Task instructions:
Write out the material exactly. Do not include the pictures.

Source data:
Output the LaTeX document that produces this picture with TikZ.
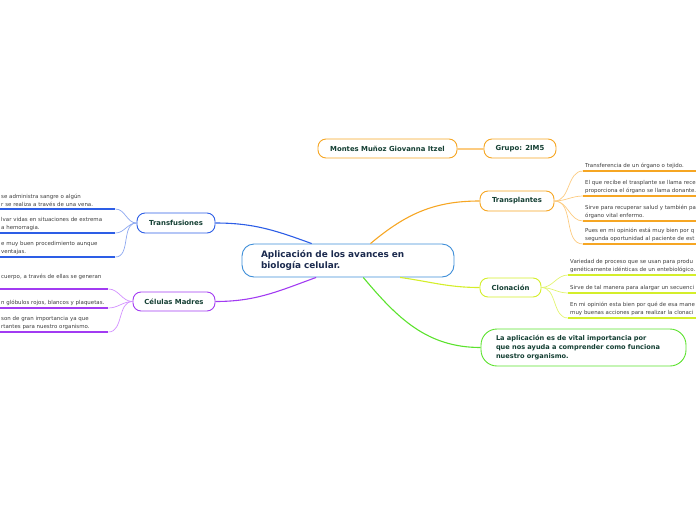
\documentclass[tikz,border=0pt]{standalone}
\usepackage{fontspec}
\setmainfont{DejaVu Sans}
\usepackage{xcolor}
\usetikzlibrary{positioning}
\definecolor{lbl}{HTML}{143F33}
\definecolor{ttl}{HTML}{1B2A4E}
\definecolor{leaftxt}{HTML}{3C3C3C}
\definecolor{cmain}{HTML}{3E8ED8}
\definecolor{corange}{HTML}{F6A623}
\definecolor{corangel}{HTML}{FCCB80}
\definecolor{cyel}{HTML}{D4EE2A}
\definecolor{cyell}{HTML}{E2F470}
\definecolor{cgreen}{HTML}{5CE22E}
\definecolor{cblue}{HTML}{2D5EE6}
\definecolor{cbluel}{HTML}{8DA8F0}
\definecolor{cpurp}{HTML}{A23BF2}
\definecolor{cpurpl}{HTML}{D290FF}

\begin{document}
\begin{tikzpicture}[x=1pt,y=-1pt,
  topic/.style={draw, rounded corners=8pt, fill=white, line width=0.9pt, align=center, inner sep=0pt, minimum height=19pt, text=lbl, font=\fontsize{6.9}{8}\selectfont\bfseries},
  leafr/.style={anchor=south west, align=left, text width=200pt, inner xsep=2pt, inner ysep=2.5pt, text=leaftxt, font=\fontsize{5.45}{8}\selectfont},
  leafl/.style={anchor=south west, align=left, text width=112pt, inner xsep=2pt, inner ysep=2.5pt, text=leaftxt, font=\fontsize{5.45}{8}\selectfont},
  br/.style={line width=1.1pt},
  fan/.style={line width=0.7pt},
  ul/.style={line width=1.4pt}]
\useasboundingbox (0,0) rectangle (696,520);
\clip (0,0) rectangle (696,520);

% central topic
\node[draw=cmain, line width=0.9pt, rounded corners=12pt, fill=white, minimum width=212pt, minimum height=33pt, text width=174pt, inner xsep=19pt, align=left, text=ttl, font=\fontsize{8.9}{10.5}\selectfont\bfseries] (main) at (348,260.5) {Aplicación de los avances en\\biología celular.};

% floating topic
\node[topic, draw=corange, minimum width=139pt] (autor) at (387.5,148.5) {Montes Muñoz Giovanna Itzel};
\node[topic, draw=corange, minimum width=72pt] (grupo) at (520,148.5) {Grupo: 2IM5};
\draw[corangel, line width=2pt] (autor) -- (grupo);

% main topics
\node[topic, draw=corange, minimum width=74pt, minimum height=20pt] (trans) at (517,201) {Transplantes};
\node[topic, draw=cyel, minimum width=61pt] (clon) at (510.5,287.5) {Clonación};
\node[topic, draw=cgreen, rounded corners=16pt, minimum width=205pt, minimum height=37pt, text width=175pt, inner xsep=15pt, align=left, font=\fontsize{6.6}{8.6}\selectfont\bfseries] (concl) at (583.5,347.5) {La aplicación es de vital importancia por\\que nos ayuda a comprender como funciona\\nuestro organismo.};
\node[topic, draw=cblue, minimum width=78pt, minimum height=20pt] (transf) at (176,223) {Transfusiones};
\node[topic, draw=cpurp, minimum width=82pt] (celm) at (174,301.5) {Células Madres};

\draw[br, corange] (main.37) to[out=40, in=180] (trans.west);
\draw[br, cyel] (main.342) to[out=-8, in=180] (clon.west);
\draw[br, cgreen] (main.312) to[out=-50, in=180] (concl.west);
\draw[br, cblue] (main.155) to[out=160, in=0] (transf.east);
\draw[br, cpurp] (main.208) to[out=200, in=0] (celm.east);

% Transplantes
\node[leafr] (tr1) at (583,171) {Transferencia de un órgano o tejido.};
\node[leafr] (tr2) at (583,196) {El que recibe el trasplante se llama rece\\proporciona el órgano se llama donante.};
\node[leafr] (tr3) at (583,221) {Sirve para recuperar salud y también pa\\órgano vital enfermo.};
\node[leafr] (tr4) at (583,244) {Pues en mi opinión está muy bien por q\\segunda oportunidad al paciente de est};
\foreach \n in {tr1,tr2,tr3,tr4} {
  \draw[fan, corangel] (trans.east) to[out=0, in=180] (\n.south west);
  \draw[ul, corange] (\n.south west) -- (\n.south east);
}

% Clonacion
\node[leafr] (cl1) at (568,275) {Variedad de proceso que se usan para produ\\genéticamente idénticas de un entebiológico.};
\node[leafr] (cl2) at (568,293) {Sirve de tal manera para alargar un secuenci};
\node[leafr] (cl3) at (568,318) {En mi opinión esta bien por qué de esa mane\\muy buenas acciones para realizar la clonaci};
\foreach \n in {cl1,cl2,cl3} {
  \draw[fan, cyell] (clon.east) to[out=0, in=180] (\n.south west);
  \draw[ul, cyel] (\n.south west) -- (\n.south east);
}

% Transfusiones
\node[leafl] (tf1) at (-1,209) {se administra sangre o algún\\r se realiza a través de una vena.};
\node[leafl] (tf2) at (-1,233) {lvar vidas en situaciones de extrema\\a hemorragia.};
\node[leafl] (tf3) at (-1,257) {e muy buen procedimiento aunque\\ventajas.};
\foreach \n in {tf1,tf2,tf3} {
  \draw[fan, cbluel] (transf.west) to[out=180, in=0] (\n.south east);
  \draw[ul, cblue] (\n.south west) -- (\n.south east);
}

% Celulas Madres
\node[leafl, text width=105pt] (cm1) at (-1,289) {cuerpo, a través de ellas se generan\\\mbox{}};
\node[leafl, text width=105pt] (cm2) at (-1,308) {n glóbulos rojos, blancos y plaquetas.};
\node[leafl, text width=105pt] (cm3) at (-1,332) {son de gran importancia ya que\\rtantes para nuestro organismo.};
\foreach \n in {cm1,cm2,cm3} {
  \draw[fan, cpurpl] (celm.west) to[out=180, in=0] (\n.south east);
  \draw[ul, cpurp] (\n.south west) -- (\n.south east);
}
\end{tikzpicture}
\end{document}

Response to the task:
Output the LaTeX document that produces this picture with TikZ.
\documentclass[tikz,border=0pt]{standalone}
\usepackage{fontspec}
\setmainfont{DejaVu Sans}
\usepackage{xcolor}
\usetikzlibrary{positioning}
\definecolor{lbl}{HTML}{143F33}
\definecolor{ttl}{HTML}{1B2A4E}
\definecolor{leaftxt}{HTML}{3C3C3C}
\definecolor{cmain}{HTML}{3E8ED8}
\definecolor{corange}{HTML}{F6A623}
\definecolor{corangel}{HTML}{FCCB80}
\definecolor{cyel}{HTML}{D4EE2A}
\definecolor{cyell}{HTML}{E2F470}
\definecolor{cgreen}{HTML}{5CE22E}
\definecolor{cblue}{HTML}{2D5EE6}
\definecolor{cbluel}{HTML}{8DA8F0}
\definecolor{cpurp}{HTML}{A23BF2}
\definecolor{cpurpl}{HTML}{D290FF}

\begin{document}
\begin{tikzpicture}[x=1pt,y=-1pt,
  topic/.style={draw, rounded corners=8pt, fill=white, line width=0.9pt, align=center, inner sep=0pt, minimum height=19pt, text=lbl, font=\fontsize{6.9}{8}\selectfont\bfseries},
  leafr/.style={anchor=south west, align=left, text width=200pt, inner xsep=2pt, inner ysep=2.5pt, text=leaftxt, font=\fontsize{5.45}{8}\selectfont},
  leafl/.style={anchor=south west, align=left, text width=112pt, inner xsep=2pt, inner ysep=2.5pt, text=leaftxt, font=\fontsize{5.45}{8}\selectfont},
  br/.style={line width=1.1pt},
  fan/.style={line width=0.7pt},
  ul/.style={line width=1.4pt}]
\useasboundingbox (0,0) rectangle (696,520);
\clip (0,0) rectangle (696,520);

% central topic
\node[draw=cmain, line width=0.9pt, rounded corners=12pt, fill=white, minimum width=212pt, minimum height=33pt, text width=174pt, inner xsep=19pt, align=left, text=ttl, font=\fontsize{8.9}{10.5}\selectfont\bfseries] (main) at (348,260.5) {Aplicación de los avances en\\biología celular.};

% floating topic
\node[topic, draw=corange, minimum width=139pt] (autor) at (387.5,148.5) {Montes Muñoz Giovanna Itzel};
\node[topic, draw=corange, minimum width=72pt] (grupo) at (520,148.5) {Grupo: 2IM5};
\draw[corangel, line width=2pt] (autor) -- (grupo);

% main topics
\node[topic, draw=corange, minimum width=74pt, minimum height=20pt] (trans) at (517,201) {Transplantes};
\node[topic, draw=cyel, minimum width=61pt] (clon) at (510.5,287.5) {Clonación};
\node[topic, draw=cgreen, rounded corners=16pt, minimum width=205pt, minimum height=37pt, text width=175pt, inner xsep=15pt, align=left, font=\fontsize{6.6}{8.6}\selectfont\bfseries] (concl) at (583.5,347.5) {La aplicación es de vital importancia por\\que nos ayuda a comprender como funciona\\nuestro organismo.};
\node[topic, draw=cblue, minimum width=78pt, minimum height=20pt] (transf) at (176,223) {Transfusiones};
\node[topic, draw=cpurp, minimum width=82pt] (celm) at (174,301.5) {Células Madres};

\draw[br, corange] (main.37) to[out=40, in=180] (trans.west);
\draw[br, cyel] (main.342) to[out=-8, in=180] (clon.west);
\draw[br, cgreen] (main.312) to[out=-50, in=180] (concl.west);
\draw[br, cblue] (main.155) to[out=160, in=0] (transf.east);
\draw[br, cpurp] (main.208) to[out=200, in=0] (celm.east);

% Transplantes
\node[leafr] (tr1) at (583,171) {Transferencia de un órgano o tejido.};
\node[leafr] (tr2) at (583,196) {El que recibe el trasplante se llama rece\\proporciona el órgano se llama donante.};
\node[leafr] (tr3) at (583,221) {Sirve para recuperar salud y también pa\\órgano vital enfermo.};
\node[leafr] (tr4) at (583,244) {Pues en mi opinión está muy bien por q\\segunda oportunidad al paciente de est};
\foreach \n in {tr1,tr2,tr3,tr4} {
  \draw[fan, corangel] (trans.east) to[out=0, in=180] (\n.south west);
  \draw[ul, corange] (\n.south west) -- (\n.south east);
}

% Clonacion
\node[leafr] (cl1) at (568,275) {Variedad de proceso que se usan para produ\\genéticamente idénticas de un entebiológico.};
\node[leafr] (cl2) at (568,293) {Sirve de tal manera para alargar un secuenci};
\node[leafr] (cl3) at (568,318) {En mi opinión esta bien por qué de esa mane\\muy buenas acciones para realizar la clonaci};
\foreach \n in {cl1,cl2,cl3} {
  \draw[fan, cyell] (clon.east) to[out=0, in=180] (\n.south west);
  \draw[ul, cyel] (\n.south west) -- (\n.south east);
}

% Transfusiones
\node[leafl] (tf1) at (-1,209) {se administra sangre o algún\\r se realiza a través de una vena.};
\node[leafl] (tf2) at (-1,233) {lvar vidas en situaciones de extrema\\a hemorragia.};
\node[leafl] (tf3) at (-1,257) {e muy buen procedimiento aunque\\ventajas.};
\foreach \n in {tf1,tf2,tf3} {
  \draw[fan, cbluel] (transf.west) to[out=180, in=0] (\n.south east);
  \draw[ul, cblue] (\n.south west) -- (\n.south east);
}

% Celulas Madres
\node[leafl, text width=105pt] (cm1) at (-1,289) {cuerpo, a través de ellas se generan\\\mbox{}};
\node[leafl, text width=105pt] (cm2) at (-1,308) {n glóbulos rojos, blancos y plaquetas.};
\node[leafl, text width=105pt] (cm3) at (-1,332) {son de gran importancia ya que\\rtantes para nuestro organismo.};
\foreach \n in {cm1,cm2,cm3} {
  \draw[fan, cpurpl] (celm.west) to[out=180, in=0] (\n.south east);
  \draw[ul, cpurp] (\n.south west) -- (\n.south east);
}
\end{tikzpicture}
\end{document}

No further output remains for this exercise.